Red River, Spring 2009
“The Lord tenderly loves those who have the happiness of abandoning themselves totally to the fatherly care of Divine Providence. They do no stop to consider if it is advantageous or not to their own interests. Let us be convinced that the fatherly heart of God will never allow anything that is not for our greater good.” (Sermons 29; O. IX, p. 284)
[From Everyday with St. Francis de Sales, edited by Rev. Francis J. Klauder]
You’d think we’d be used to this by now – the urgent calls for sandbag filling, the sight of the earth splattered haphazardly on paved roads as dikes are constructed, the sounds of sirens and sights of police vehicles escorting flatbed semis stacked with sandbags — yellow, orange and white — on their way to flood-threatened neighborhoods. We’ve been here before, after all.
It’s been interesting to observe our slow awakening regarding the latest spring flood threat here in the Red River Valley. Typically, after a flood of historic proportions, a reprieve settles in. Years go by without another such event – years that allow time to plan and prepare to avoid the possibility of being caught, again, like sitting ducks.
I wouldn’t say lethargy or even apathy caused such a slow awakening. Instead, we’d only begun to recover from last year’s flooding episode when the possibility of another came in view. The human mind and heart can only take in so much. One intense event after another has been tough to adjust to; many simply could not “go there” until the imminent likelihood of another flood was in our faces.
And so we find ourselves here again, earlier than anticipated, on the edge of something troubling. We have a growing-by-the-hour awareness that the river is hungry and seems intent on swallowing us whole. Time is not on our side – predictions changed too quickly. We are at the wild whim of Mother Nature.

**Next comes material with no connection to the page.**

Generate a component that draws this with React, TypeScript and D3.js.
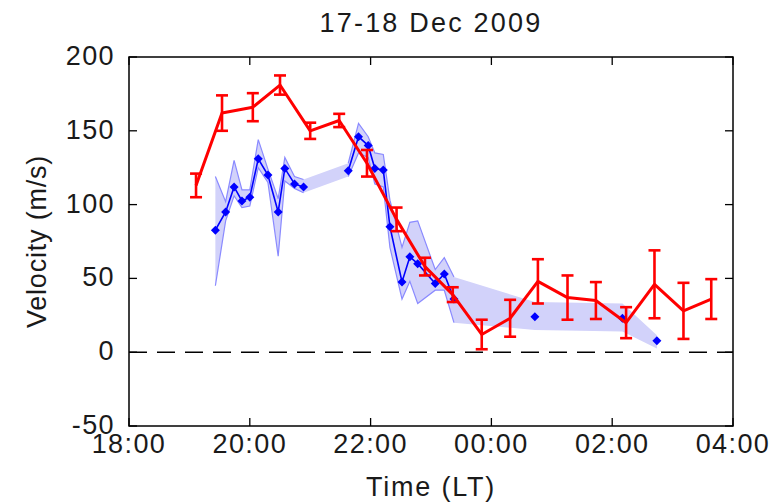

So in the context of this, what does surrender mean? Certainly, it doesn’t mean we sit back and wait it out. It means we stay attentive to the news, make plans, roll up our sleeves, prepare our children for what could happen and assure them of our presence and protection.
In such times, when our well-being is at risk, surrender is a difficult word to wrap our brains around. We are in fight or flight mode. How does one surrender while in motion?
In the last couple days, I have felt low in energy. I feel as though I am saving up for whatever is to come. Outside, it is gray and wet and muddy. Once again, it feels like we will not be allowed to revel in the coming spring, because spring has arrived holding hands with the annoying new kid, who wears an ominous cloak of black.
But through all this, I do not feel despair. I am positioning myself to take some kind of action, to haul the lower level of our home upstairs again, to lend my arms to pile sandbags if necessary, to bring the kids to safe harbor if it comes to that.
I will do what I must and give it whatever I have. And then, when the time is right, I’ll take a look around and assess God’s loving hand in all of this, and how and whether He plans to use me through it.
I aim to be a vessel, to be used to bring His light to others in whatever way He wills it, even now.
I’m close, I think, to understanding what surrender really means. Now, to have the courage to follow through.